No single answer explains why some rates have fallen while fixed mortgage rates have climbed from an average of 6.43 percent a year ago to 6.66 percent last week. Among the several reasons, you can sum up the main one in two words: credit risk. Lenders behave cautiously now because they lent recklessly in previous years, leading to a surge of foreclosures.
What rates have done
Traditionally, observers noted a link between 10-year Treasury notes and 30-year, fixed-rate mortgages. When the 10-year Treasury yield went up, the 30-year mortgage rate went up, and when the Treasury yield fell, so did mortgage rates. That linkage has broken.
Consider two dates, a little over a year apart, when the 30-year, fixed-rate mortgage was the same in Bankrate.com's weekly survey while the 10-year Treasury yield dropped more than a percentage point:
- On Aug. 8, 2007, the 30-year fixed averaged 6.66 percent, and the 10-year Treasury note yielded 4.85 percent.
- Fifty-four weeks later, on Aug. 20, the 30-year fixed averaged 6.66 percent again -- and the 10-year Treasury yielded 3.79 percent.
Between those dates, the Fed made a drastic series of cuts in the federal funds rate. That rate, also called the overnight rate, stood at 5.25 percent a year ago. From mid-September to late April, the Fed chopped it to 2 percent in a bid to stimulate the economy. It remains 2 percent.
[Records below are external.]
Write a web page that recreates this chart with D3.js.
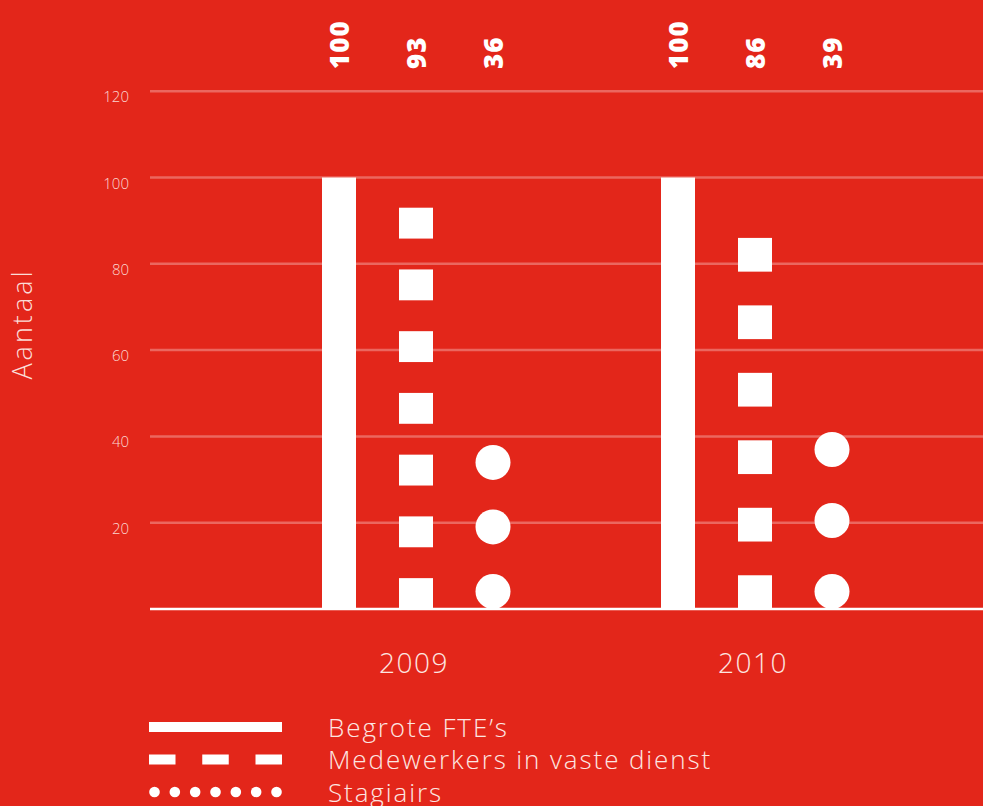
<!DOCTYPE html>
<html>
<head>
<meta charset="utf-8">
<script src="https://cdn.jsdelivr.net/npm/d3@7"></script>
<style>
  html, body { margin: 0; padding: 0; background: #e3261a; }
  svg { display: block; font-family: "Open Sans", Lato, sans-serif; }
</style>
</head>
<body>
<svg id="chart" width="983" height="806"></svg>
<script>
// data
const years = ["2009", "2010"];
const seriesNames = ["Begrote FTE’s", "Medewerkers in vaste dienst", "Stagiairs"];
const begroteFte = [100, 100];
const vasteDienst = [93, 86];
const stagiairs = [36, 39];
const yTicks = [20, 40, 60, 80, 100, 120];

const W = 983, H = 806;
const red = "#e3261a";
const svg = d3.select("#chart");

svg.append("rect").attr("width", W).attr("height", H).attr("fill", red);

const y = d3.scaleLinear().domain([0, 120]).range([609, 91.2]);
const x0 = d3.scaleBand().domain(years).range([246.5, 924.5]);
const x1 = d3.scalePoint().domain(seriesNames).range([-77, 77]);
const cx = (yr, s) => x0(yr) + x0.bandwidth() / 2 + x1(s);

// gridlines + tick labels
const grid = svg.append("g");
grid.selectAll("line")
  .data(yTicks)
  .join("line")
  .attr("x1", 150).attr("x2", W)
  .attr("y1", d => y(d)).attr("y2", d => y(d))
  .attr("stroke", "#ffffff").attr("stroke-opacity", 0.3)
  .attr("stroke-width", 2.5);

grid.selectAll("text")
  .data(yTicks)
  .join("text")
  .attr("x", 129)
  .attr("y", d => y(d) + 11)
  .attr("text-anchor", "end")
  .attr("fill", "#fbd6d0")
  .attr("font-size", 15)
  .attr("font-weight", 300)
  .text(d => d);

// axis title
svg.append("text")
  .attr("transform", "translate(32,324) rotate(-90)")
  .attr("text-anchor", "middle")
  .attr("fill", "#fbdcd7")
  .attr("font-size", 27)
  .attr("font-weight", 300)
  .attr("letter-spacing", 3)
  .text("Aantaal");

const rows = years.map((yr, i) => ({
  year: yr, fte: begroteFte[i], vast: vasteDienst[i], stag: stagiairs[i]
}));

const groups = svg.selectAll("g.year")
  .data(rows)
  .join("g")
  .attr("class", "year");

// solid bar
const barW = 34;
groups.append("rect")
  .attr("x", d => cx(d.year, seriesNames[0]) - barW / 2)
  .attr("y", d => y(d.fte))
  .attr("width", barW)
  .attr("height", d => y(0) - y(d.fte))
  .attr("fill", "#fff");

// squares: dash = gap, fitted into the bar height
groups.each(function(d) {
  const len = y(0) - y(d.vast);
  const n = Math.round((len / 31 + 1) / 2);
  const seg = len / (2 * n - 1);
  d3.select(this).selectAll("rect.sq")
    .data(d3.range(n))
    .join("rect")
    .attr("class", "sq")
    .attr("x", cx(d.year, seriesNames[1]) - barW / 2)
    .attr("y", i => y(0) - i * 2 * seg - seg)
    .attr("width", barW)
    .attr("height", seg)
    .attr("fill", "#fff");
});

// dots
const r = 17.5;
groups.each(function(d) {
  const len = y(0) - y(d.stag);
  const n = Math.max(1, Math.round(len / 55));
  const bottom = y(0) - r;
  const top = y(d.stag) + r / 2;
  const step = n > 1 ? (bottom - top) / (n - 1) : 0;
  d3.select(this).selectAll("circle")
    .data(d3.range(n))
    .join("circle")
    .attr("cx", cx(d.year, seriesNames[2]))
    .attr("cy", i => bottom - i * step)
    .attr("r", r)
    .attr("fill", "#fff");
});

// value labels on top
groups.each(function(d) {
  const vals = [d.fte, d.vast, d.stag];
  d3.select(this).selectAll("text.val")
    .data(vals)
    .join("text")
    .attr("class", "val")
    .attr("transform", (v, i) => `translate(${cx(d.year, seriesNames[i]) + 9.5},69) rotate(-90)`)
    .attr("fill", "#fff")
    .attr("font-size", 26)
    .attr("font-weight", 800)
    .attr("letter-spacing", 1)
    .text(v => v);
});

// baseline
svg.append("line")
  .attr("x1", 150).attr("x2", W)
  .attr("y1", y(0)).attr("y2", y(0))
  .attr("stroke", "#fff").attr("stroke-width", 2.5);

// year labels
svg.selectAll("text.yr")
  .data(years)
  .join("text")
  .attr("class", "yr")
  .attr("x", d => x0(d) + x0.bandwidth() / 2 - 2)
  .attr("y", 673)
  .attr("text-anchor", "middle")
  .attr("fill", "#fde6e2")
  .attr("font-size", 28)
  .attr("font-weight", 300)
  .attr("letter-spacing", 1.5)
  .text(d => d);

// legend
const legend = svg.append("g").attr("transform", "translate(149,727)");
const legRow = 32.5;
const symW = 133;

legend.append("line")
  .attr("x1", 0).attr("x2", symW).attr("y1", 0).attr("y2", 0)
  .attr("stroke", "#fff").attr("stroke-width", 10);

legend.append("line")
  .attr("x1", 0).attr("x2", symW).attr("y1", legRow).attr("y2", legRow)
  .attr("stroke", "#fff").attr("stroke-width", 10)
  .attr("stroke-dasharray", "26.5 26.75");

legend.selectAll("circle")
  .data(d3.range(7))
  .join("circle")
  .attr("cx", i => 5.5 + i * (symW - 11) / 6)
  .attr("cy", legRow * 2)
  .attr("r", 5.3)
  .attr("fill", "#fff");

legend.selectAll("text")
  .data(seriesNames)
  .join("text")
  .attr("x", 179)
  .attr("y", (d, i) => i * legRow + 9.5)
  .attr("fill", "#fde6e2")
  .attr("font-size", 26)
  .attr("font-weight", 300)
  .attr("letter-spacing", 1.9)
  .text(d => d);
</script>
</body>
</html>
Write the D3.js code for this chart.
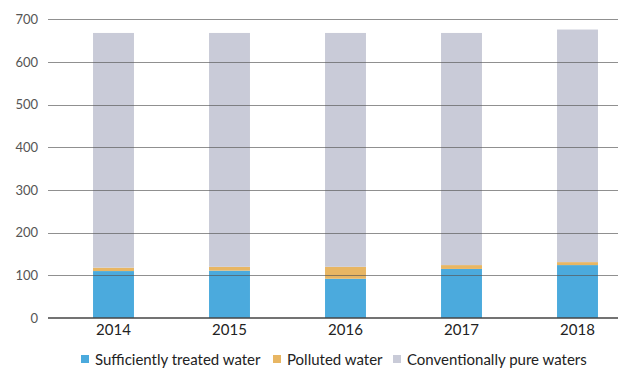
<!DOCTYPE html>
<html>
<head>
<meta charset="utf-8">
<script src="https://cdn.jsdelivr.net/npm/d3@7"></script>
<style>
  html, body { margin: 0; padding: 0; background: #fff; }
  svg { display: block; }
</style>
</head>
<body>
<svg id="chart" width="618" height="369"></svg>
<script>
const years = ["2014", "2015", "2016", "2017", "2018"];
const treated = [110, 111, 92, 115, 124];
const polluted = [8, 9, 28, 9, 7];
const pure = [550, 548, 548, 544, 545];
const yTicks = [0, 100, 200, 300, 400, 500, 600, 700];
const seriesNames = ["Sufficiently treated water", "Polluted water", "Conventionally pure waters"];
const seriesColors = ["#4BAADD", "#E8B663", "#C9CBD8"];

const svg = d3.select("#chart");
const font = "Lato, 'Open Sans', sans-serif";

const x = d3.scaleBand().domain(years).range([55.5, 635.5])
  .paddingInner(0.647).paddingOuter(0.3235);
const y = d3.scaleLinear().domain([0, 700]).range([318, 19.3]);

const rows = years.map((yr, i) => ({ year: yr, treated: treated[i], polluted: polluted[i], pure: pure[i] }));
const keys = ["treated", "polluted", "pure"];
const stack = d3.stack().keys(keys)(rows);

// bars
svg.append("g").selectAll("g").data(stack).join("g")
  .attr("fill", (d, i) => seriesColors[i])
  .selectAll("rect").data(d => d).join("rect")
  .attr("x", d => x(d.data.year))
  .attr("width", x.bandwidth())
  .attr("y", d => y(d[1]))
  .attr("height", d => y(d[0]) - y(d[1]));

// gridlines on top
const grid = svg.append("g");
grid.selectAll("line").data(yTicks.filter(t => t > 0)).join("line")
  .attr("x1", 48).attr("x2", 618)
  .attr("y1", d => Math.round(y(d)) + 0.5).attr("y2", d => Math.round(y(d)) + 0.5)
  .attr("stroke", "#555").attr("stroke-opacity", 0.65).attr("stroke-width", 1);
// zero line
svg.append("line")
  .attr("x1", 48).attr("x2", 618)
  .attr("y1", y(0)).attr("y2", y(0))
  .attr("stroke", "#444").attr("stroke-width", 1.6);

// y axis labels
const yAxis = d3.axisLeft(y).tickValues(yTicks).tickSize(0).tickPadding(0);
const yg = svg.append("g").attr("transform", "translate(38,0)").call(yAxis);
yg.select(".domain").remove();
yg.selectAll("text").attr("font-family", font).attr("font-size", 13).attr("fill", "#555");

// x axis labels
const xAxis = d3.axisBottom(x).tickSize(0).tickPadding(0);
const xg = svg.append("g").attr("transform", "translate(0,324)").call(xAxis);
xg.select(".domain").remove();
xg.selectAll("text").attr("font-family", font).attr("font-size", 15).attr("fill", "#222");

// legend
const legendX = [81, 273, 393];
const lg = svg.append("g");
seriesNames.forEach((name, i) => {
  lg.append("rect").attr("x", legendX[i]).attr("y", 355).attr("width", 8).attr("height", 8)
    .attr("fill", seriesColors[i]);
  lg.append("text").attr("x", legendX[i] + 14).attr("y", 364.5)
    .attr("font-family", font).attr("font-size", 15).attr("fill", "#222").text(name);
});
</script>
</body>
</html>
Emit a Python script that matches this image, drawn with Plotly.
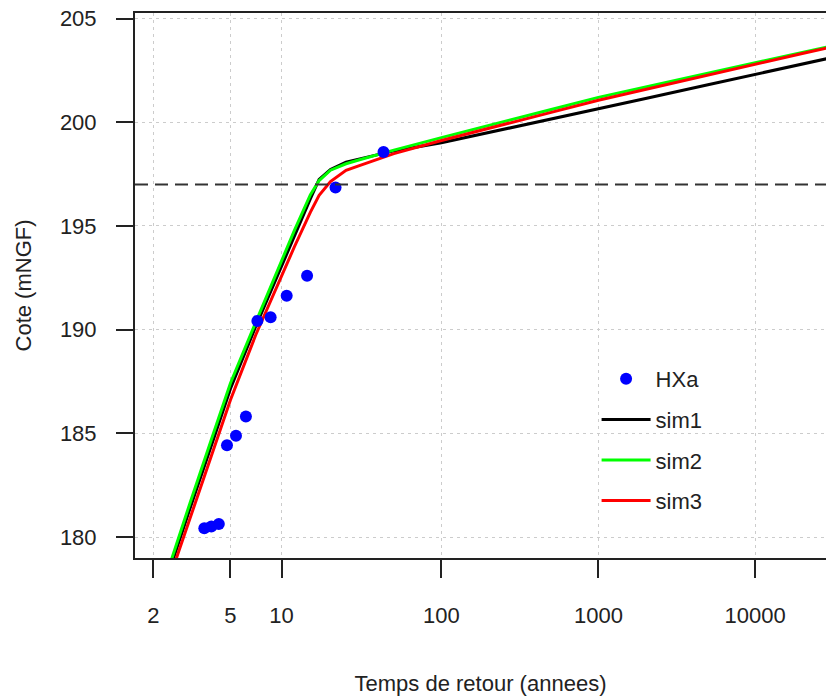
import numpy as np
import plotly.graph_objects as go

# ---- data ----
T_obs = [43.0, 21.5, 14.33, 10.75, 8.6, 7.17, 6.14, 5.38, 4.78, 4.3, 3.91, 3.58]
HXa = [198.57, 196.86, 192.60, 191.64, 190.60, 190.42, 185.81, 184.88, 184.43, 180.63, 180.51, 180.43]

T_sim = [2, 2.5, 3, 4, 5, 7, 10, 12, 15, 17, 20, 25, 30, 50, 100, 200, 500, 1000,
         2000, 5000, 10000, 20000, 30000]
sim1 = [176.05, 179.10, 181.35, 184.67, 187.15, 190.14, 193.09, 194.56, 196.30, 197.25,
        197.72, 198.08, 198.23, 198.62, 199.01, 199.50, 200.16, 200.65, 201.15, 201.81,
        202.31, 202.81, 203.10]
sim2 = [176.24, 179.34, 181.61, 184.96, 187.42, 190.34, 193.33, 194.80, 196.50, 197.19,
        197.69, 198.00, 198.18, 198.66, 199.26, 199.86, 200.62, 201.20, 201.71, 202.37,
        202.87, 203.37, 203.66]
sim3 = [175.72, 178.63, 180.81, 184.09, 186.61, 189.73, 192.61, 194.01, 195.66, 196.48,
        197.14, 197.68, 197.90, 198.49, 199.12, 199.72, 200.48, 201.06, 201.59, 202.27,
        202.80, 203.32, 203.61]

threshold = 197.0
x_ticks = [2, 5, 10, 100, 1000, 10000]
y_ticks = [180, 185, 190, 195, 200, 205]
x_range_T = [1.677, 28340]
y_range = [178.99, 205.27]


def gumbel(T):
    """Gumbel reduced variate for a return period T."""
    T = np.asarray(T, dtype=float)
    return -np.log(-np.log(1.0 - 1.0 / T))


FONT = "Arial, Liberation Sans, sans-serif"
AX = "#222222"

fig = go.Figure()
for name, vals, col in [("sim1", sim1, "#000000"), ("sim2", sim2, "#00ff00"), ("sim3", sim3, "#ff0000")]:
    fig.add_trace(go.Scatter(
        x=gumbel(T_sim), y=vals, mode="lines", name=name,
        line=dict(color=col, width=3), legendgroup=name,
        legendrank={"sim1": 2, "sim2": 3, "sim3": 4}[name]))

fig.add_trace(go.Scatter(
    x=gumbel(T_obs), y=HXa, mode="markers", name="HXa", legendgroup="HXa",
    marker=dict(color="#0000ff", size=12, symbol="circle"), legendrank=1))

fig.add_shape(type="line", xref="paper", x0=0, x1=1, yref="y", y0=threshold, y1=threshold,
              line=dict(color="#333333", width=2, dash="13px,7px"))

fig.update_layout(
    width=826, height=700,
    margin=dict(l=135, r=0, t=13, b=142),
    plot_bgcolor="white", paper_bgcolor="white",
    font=dict(family=FONT, size=22, color="#222222"),
    showlegend=True,
    legend=dict(x=0.668, y=0.367, xanchor="left", yanchor="top",
                bgcolor="rgba(0,0,0,0)", borderwidth=0,
                font=dict(size=22, color="#222222"),
                tracegroupgap=9, itemwidth=49),
)

fig.update_xaxes(
    range=list(gumbel(x_range_T)), tickmode="array",
    tickvals=list(gumbel(x_ticks)), ticktext=[str(t) for t in x_ticks],
    showgrid=True, gridcolor="#cccccc", gridwidth=1, griddash="3px,4px",
    zeroline=False, showline=True, linecolor=AX, linewidth=2, mirror=True,
    ticks="outside", ticklen=18, tickwidth=2, tickcolor=AX,
    ticklabelstandoff=19,
    title=dict(text="Temps de retour (annees)", standoff=48, font=dict(size=22)),
)
fig.update_yaxes(
    range=y_range, tickmode="array", tickvals=y_ticks,
    showgrid=True, gridcolor="#cccccc", gridwidth=1, griddash="3px,4px",
    zeroline=False, showline=True, linecolor=AX, linewidth=2, mirror=False,
    ticks="outside", ticklen=17, tickwidth=2, tickcolor=AX,
    ticklabelstandoff=15,
    title=dict(text="Cote (mNGF)", standoff=22, font=dict(size=22)),
)

fig.write_html("out.html")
"The perception is that mortgage rates should be lower," says Bob Moulton, president of Americana Mortgage, a brokerage in New York. Why haven't mortgage rates fallen along with Treasuries? "That's the million-dollar question," he says.
Today's rate puzzle seems sort of the flip side of the "Greenspan conundrum." From June 2004 to June 2006, the Fed hiked the federal funds rate from 1 percent to 5.25 percent. Most people assumed that long-term interest rates and bond yields would rise, too. But they fell. Alan Greenspan, who was chairman of the Fed at the time, famously told Congress in February 2005 that "the broadly unanticipated behavior of world bond markets remains a conundrum."
Greenspan speculated that the odd rate behavior arose from a savings glut in Asia: China and Japan, flush with dollars, sent the money back to the United States so Americans would have cash to keep buying imports. Instead of buying skyscrapers and movie studios, the Chinese and Japanese bought Treasury bonds and mortgage-backed securities. They bid up the prices of IOUs -- and when IOU prices go up, interest rates go down.